Oblique Decision Trees from Derivatives of ReLU Networks
This work addresses the challenge of training oblique decision trees more efficiently for applications like molecular property prediction, though it is incremental as it builds on existing ReLU network concepts.
The paper tackles the problem of realizing decision trees using neural networks by proposing locally constant networks, which are equivalent to oblique decision trees and allow parameter sharing, requiring only M neurons for 2^M leaf nodes. The result shows that this method outperforms alternative techniques in molecular property classification and regression tasks.
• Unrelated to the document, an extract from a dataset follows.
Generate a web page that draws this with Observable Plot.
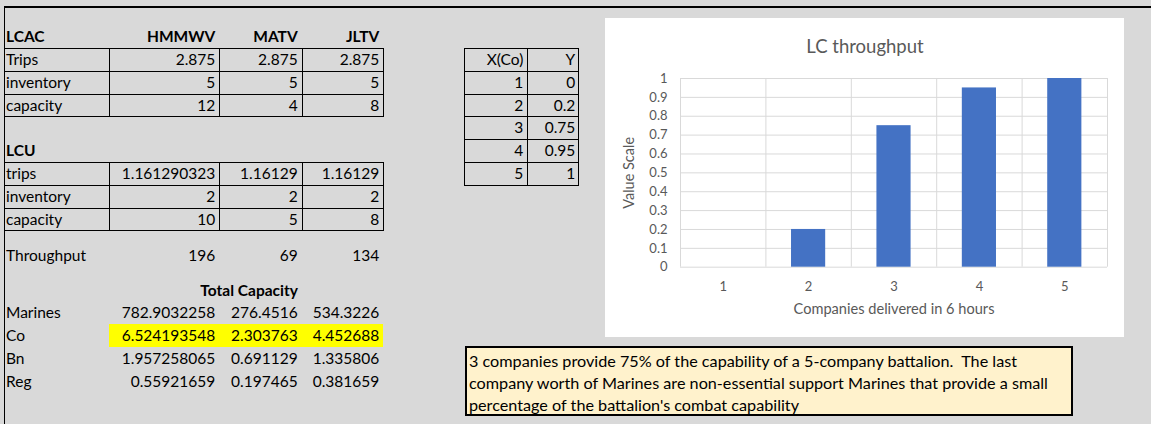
<!DOCTYPE html>
<html><head><meta charset="utf-8">
<script src="https://cdn.jsdelivr.net/npm/d3@7"></script>
<script src="https://cdn.jsdelivr.net/npm/@observablehq/plot@0.6"></script>
<style>
html,body{margin:0;padding:0;background:#d9d9d9;}
#page{position:relative;width:1151px;height:424px;overflow:hidden;background:#d9d9d9;font-family:Lato,"Open Sans",sans-serif;font-size:15.5px;color:#000;}
.c{position:absolute;box-sizing:border-box;white-space:nowrap;}
.ln{position:absolute;background:#000;}
#note{position:absolute;box-sizing:border-box;border:2px solid #000;background:#fff2cc;white-space:nowrap;}
</style></head><body><div id="page"></div>
<script>
// ---- data ----
const vehicles = ["HMMWV", "MATV", "JLTV"];
const lcacLabels = ["Trips", "inventory", "capacity"];
const lcacValues = [["2.875", "2.875", "2.875"], ["5", "5", "5"], ["12", "4", "8"]];
const lcuLabels = ["trips", "inventory", "capacity"];
const lcuValues = [["1.161290323", "1.16129", "1.16129"], ["2", "2", "2"], ["10", "5", "8"]];
const throughputValues = ["196", "69", "134"];
const totalLabels = ["Marines", "Co", "Bn", "Reg"];
const totalValues = [
  ["782.9032258", "276.4516", "534.3226"],
  ["6.524193548", "2.303763", "4.452688"],
  ["1.957258065", "0.691129", "1.335806"],
  ["0.55921659", "0.197465", "0.381659"]
];
const companies = [1, 2, 3, 4, 5];
const valueScale = [0, 0.2, 0.75, 0.95, 1];
const yTicks = [0, 0.1, 0.2, 0.3, 0.4, 0.5, 0.6, 0.7, 0.8, 0.9, 1];
const noteLines = [
  "3 companies provide 75% of the capability of a 5-company battalion.  The last",
  "company worth of Marines are non-essential support Marines that provide a small",
  "percentage of the battalion's combat capability"
];

// ---- layout ----
const page = document.getElementById("page");
const P = 22.8;
const colX = [4, 109, 219.3, 301.7, 383.3];
function cell(x, y, w, h, s, align, bold, extra) {
  const d = document.createElement("div");
  d.className = "c";
  d.textContent = s;
  Object.assign(d.style, {left: x + "px", top: y + "px", width: w + "px", height: h + "px",
    lineHeight: h + "px", textAlign: align || "left", fontWeight: bold ? "bold" : "normal",
    paddingLeft: align === "left" || !align ? "2px" : "0", paddingRight: align === "right" ? "4px" : "0"}, extra || {});
  page.appendChild(d);
  return d;
}
function line(x, y, w, h) {
  const d = document.createElement("div");
  d.className = "ln";
  Object.assign(d.style, {left: x + "px", top: y + "px", width: w + "px", height: h + "px"});
  page.appendChild(d);
}
// frame lines
line(4, 5.5, 1147, 2);
line(4, 5.5, 1, 419);

function block(title, titleTop, labels, values, top, borders) {
  cell(colX[0], titleTop, colX[1] - colX[0], P, title, "left", true);
  labels.forEach((lab, i) => {
    const y = top + i * P;
    cell(colX[0], y, colX[1] - colX[0], P, lab, "left");
    values[i].forEach((v, j) => cell(colX[j + 1], y, colX[j + 2] - colX[j + 1], P, v, "right"));
  });
  if (borders) {
    for (let i = 0; i <= labels.length; i++) line(colX[0], top + i * P, colX[4] - colX[0] + 1, 1);
    for (let j = 1; j < 5; j++) line(colX[j], top, 1, labels.length * P);
  }
}
// LCAC header with vehicles
block("LCAC", 48 - P, lcacLabels, lcacValues, 48, true);
vehicles.forEach((v, j) => cell(colX[j + 1], 48 - P, colX[j + 2] - colX[j + 1], P, v, "right", true));
block("LCU", 139.2, lcuLabels, lcuValues, 162, true);

// Throughput row
cell(colX[0], 243.6, colX[1] - colX[0], P, "Throughput", "left");
throughputValues.forEach((v, j) => cell(colX[j + 1], 243.6, colX[j + 2] - colX[j + 1], P, v, "right"));

// Total capacity
cell(colX[1], 278.6, colX[4] - colX[1], P, "Total Capacity", "center", true, {paddingLeft: "6px"});
const hl = document.createElement("div");
Object.assign(hl.style, {position: "absolute", left: colX[1] + "px", top: (278.6 + 2 * P) + "px",
  width: (colX[4] - colX[1]) + "px", height: P + "px", background: "#ffff00"});
page.appendChild(hl);
totalLabels.forEach((lab, i) => {
  const y = 278.6 + (i + 1) * P;
  cell(colX[0], y, colX[1] - colX[0], P, lab, "left");
  totalValues[i].forEach((v, j) => cell(colX[j + 1], y, colX[j + 2] - colX[j + 1], P, v, "right"));
});

// X(Co) / Y table
const tX = [464.3, 527.3, 578.3];
const tRows = [["X(Co)", "Y"]].concat(companies.map((c, i) => [String(c), String(valueScale[i])]));
tRows.forEach((r, i) => {
  const y = 48 + i * P;
  cell(tX[0], y, tX[1] - tX[0], P, r[0], "right");
  cell(tX[1], y, tX[2] - tX[1], P, r[1], "right", false, {paddingRight: "3px"});
});
for (let i = 0; i <= tRows.length; i++) line(tX[0], 48 + i * P, tX[2] - tX[0] + 1, 1);
for (let j = 0; j < 3; j++) line(tX[j], 48, 1, tRows.length * P);

// ---- chart ----
const bars = companies.map((c, i) => ({c, v: valueScale[i]}));
const bounds = companies.map(c => c - 0.5).concat([companies[companies.length - 1] + 0.5]);
const chart = Plot.plot({
  width: 519, height: 319,
  marginLeft: 75, marginRight: 17, marginTop: 60, marginBottom: 70.3,
  style: {background: "white", fontFamily: "Lato, sans-serif", color: "#595959", overflow: "visible"},
  x: {type: "linear", domain: [0.5, 5.5]},
  y: {domain: [0, 1]},
  marks: [
    Plot.ruleY(yTicks, {stroke: "#d9d9d9"}),
    Plot.ruleX(bounds, {stroke: "#d9d9d9"}),
    Plot.rectY(bars, {x1: d => d.c - 0.2, x2: d => d.c + 0.2, y: "v", fill: "#4472c4"}),
    Plot.axisY(yTicks, {tickSize: 0, tickPadding: 13, fontSize: 13, tickFormat: d => String(d), label: null}),
    Plot.axisX(companies, {tickSize: 0, tickPadding: 15, fontSize: 13, tickFormat: d => String(d), label: null}),
    Plot.text(["LC throughput"], {frameAnchor: "top", dx: -29, dy: -31, fontSize: 18.5, textAnchor: "middle", lineAnchor: "middle"}),
    Plot.text(["Value Scale"], {frameAnchor: "left", dx: -51, rotate: -90, fontSize: 14.5, textAnchor: "middle", lineAnchor: "middle"}),
    Plot.text(["Companies delivered in 6 hours"], {frameAnchor: "bottom", dy: 42, fontSize: 14.6, textAnchor: "middle", lineAnchor: "middle"})
  ]
});
Object.assign(chart.style, {position: "absolute", left: "605px", top: "18px"});
page.appendChild(chart);

// ---- note ----
const note = document.createElement("div");
note.id = "note";
Object.assign(note.style, {left: "465px", top: "346px", width: "608px", height: "70px",
  paddingLeft: "2px", paddingTop: "1.5px", lineHeight: "22.2px", fontSize: "16.2px"});
note.innerHTML = noteLines.map(s => s.replace(/  /g, " &nbsp;")).join("<br>");
page.appendChild(note);
</script></body></html>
We show how neural models can be used to realize piece-wise constant functions such as decision trees. The proposed architecture, which we call locally constant networks, builds on ReLU networks that are piece-wise linear and hence their associated gradients with respect to the inputs are locally constant. We formally establish the equivalence between the classes of locally constant networks and decision trees. Moreover, we highlight several advantageous properties of locally constant networks, including how they realize decision trees with parameter sharing across branching / leaves. Indeed, only $M$ neurons suffice to implicitly model an oblique decision tree with $2^M$ leaf nodes. The neural representation also enables us to adopt many tools developed for deep networks (e.g., DropConnect (Wan et al., 2013)) while implicitly training decision trees. We demonstrate that our method outperforms alternative techniques for training oblique decision trees in the context of molecular property classification and regression tasks.